You will be quickly taken to a screen congratulating you on creating a certificate and telling you instructions have been emailed to the address you entered.
- Start Thunderbird and go to the email address for which you created the certificate.
- If you chose to opt in to the Comodo mailings, there will be an email with a link for you to click on to confirm the email address.
- You should also have an email from Certificate Customer Services
entitled "Your certificate is ready for collection!" Open that email.
- In the email, there will be a button labelled "Click & Install Comodo Email Certificate". Click on that button.
- This will take you back to your browser window saying you are attempting to retrieve the certificate. You should get a pop up window telling you the certificate was successfully installed.
The certificate is installed in Firefox. We need to copy it to Thunderbird.
- In Firefox at the upper right, you should have a set of 3 horizontal lines. Left mouse click on those lines.
- You should get a pop up window. Click on "preferences".
- On the left, you should have several options. Click on "Advanced".
- Across the top you have several options, click on "Certificates".
- Click on the "View Certificates" button at the bottom left of the verbiage.
- At the top of the pop up screen, ensure you are on "Your Certificates".
- In the body of the window, you should see a list of certificates (perhaps only one). Find the one that shows E= and the email address for which you just created the certificate.
- Highlight that certificate and then click on the "Back up..." button at the bottom of the list.
- Chose the location and name of the back up file you will create. I use the year and the email address without any punctuation or the @ symbol (i.e. "2017postmastervfwpost12093com")
- The system adds the correct extension after the dot and then asks you to enter twice a "backup password". I use the same password I set for revocation; the email password.
- This creates a backup where you specified with the name you specified.

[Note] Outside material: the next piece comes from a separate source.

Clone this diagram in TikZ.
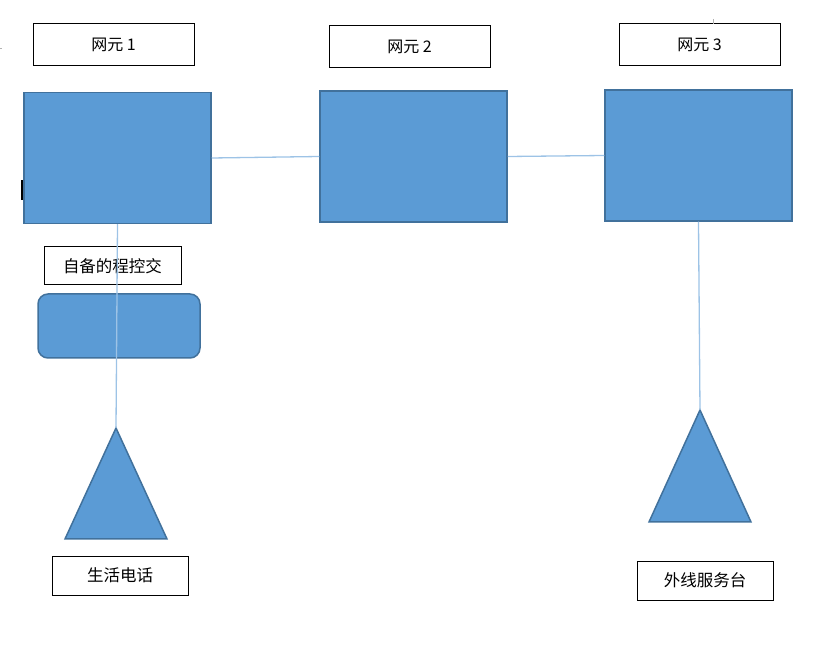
\documentclass[tikz,border=0pt]{standalone}
\usepackage{fontspec}
\newfontfamily\cjk{Noto Sans CJK SC}
\definecolor{boxfill}{HTML}{5B9BD5}
\definecolor{boxline}{HTML}{41719C}
\definecolor{conn}{HTML}{9DC3E6}
\tikzset{
  lbl/.style={draw=black, line width=1pt, fill=white, inner sep=0pt, font=\cjk\fontsize{16}{18}\selectfont},
  lblb/.style={draw=black, line width=1pt, inner sep=0pt, font=\cjk\fontsize{16.5}{18}\selectfont},
  blk/.style={draw=boxline, fill=boxfill, line width=1.5pt, inner sep=0pt, minimum width=187pt, minimum height=131pt},
  conline/.style={draw=conn, line width=1.3pt},
  tri/.style={draw=boxline, fill=boxfill, line width=1.5pt, line join=miter}
}
\begin{document}
\begin{tikzpicture}[x=1pt,y=-1pt]
\useasboundingbox (0,0) rectangle (831,660);
% label boxes
\node[lbl, minimum width=161pt, minimum height=42pt] (l1) at (113.5,45) {网元 1};
\node[lbl, minimum width=161pt, minimum height=42pt] (l2) at (409.5,47) {网元 2};
\node[lbl, minimum width=161pt, minimum height=42pt] (l3) at (699.5,45) {网元 3};
% network element boxes
\node[blk] (r1) at (117.5,158) {};
\node[blk] (r2) at (413.5,156.5) {};
\node[blk] (r3) at (698.5,155.5) {};
% PBX
\node[lblb, minimum width=137pt, minimum height=38pt] (pbxl) at (112.5,266) {自备的程控交};
\node[draw=boxline, fill=boxfill, line width=1.5pt, rounded corners=10pt, minimum width=162pt, minimum height=64pt, inner sep=0pt] (pbx) at (119,326) {};
% triangles
\coordinate (t1) at (116,428);
\filldraw[tri] (t1) -- (167,539) -- (65,539) -- cycle;
\coordinate (t3) at (700,410);
\filldraw[tri] (t3) -- (751,522) -- (649,522) -- cycle;
% bottom labels
\node[lblb, minimum width=136pt, minimum height=39pt] (tel) at (120,575.5) {生活电话};
\node[lblb, minimum width=136pt, minimum height=39pt] (svc) at (705,580.5) {外线服务台};
% connectors
\draw[conline] (r1.east) -- (r2.west);
\draw[conline] (r2.east) -- (r3.west);
\draw[conline] (r1.south) -- (t1);
\draw[conline] (r3.south) -- (t3);
% small stray marks
\draw[black, line width=2pt] (22,180) -- (22,200);
\draw[gray!60, line width=0.8pt] (713,19) -- (713,24);
\draw[gray!60, line width=0.8pt] (0,48) -- (2,48);
\end{tikzpicture}
\end{document}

Now we install the certificate into thunderbird.
- Open Thunderbird.
- You should see a pane on the left with a list of your e-mail account configurations. Right mouse click the account to secure (i.e. "firstname.lastname@example.org").
- Left mouse click on "Settings". This should let you configure the account.
- Left mouse click on "Security" under the email address on the left.
- On the right, click on "Manage Certificates".
- You should get a very similar pop up window to the one we saw in Firfox. Ensure you are on the "Your Certificates" tab.
- Click on "Import..." at the bottom.
- Go to the location of your back up file and select it. (i.e. "2017postmastervfwpost12093com")
- Click "Open".
- You will be asked for the password you created when you backed up the file. (i.e. Email password) Enter it and click on "OK".
Now that you have the certificate in Thunderbird you want to tell Thunderbird how to use it.
- On the same security page above the "Manage Certificates", you have two fields. One for Digital Signing and one for Encryption. We want to set up both.
- Under Digital Signing, click on the "select" button.
- A pop up window will appear. At the top is a pull down with all your certificates. In the field below is the details including the email address. It should already have found the certificate we just imported.
- Click "OK".
- A pop up should appear asking if you want to use the same certificate if someone sends you an encrypted message. Click on "Yes".
- Both the Digital Signing and Encryption fields should now have your certificate listed.
- You will want to click on the "Digitally sign messages (by default)" check box under the Digital Signing Certificate field.
- You will want to select the "Never (do not use encryption)" radio button under the Encryption certificate field.
- These last two options will cause you to digitally sign anything you send unless you override it for a specific message in the creation window and not encrypt unless you overrride that similarly.
- All done. You can close any open windows.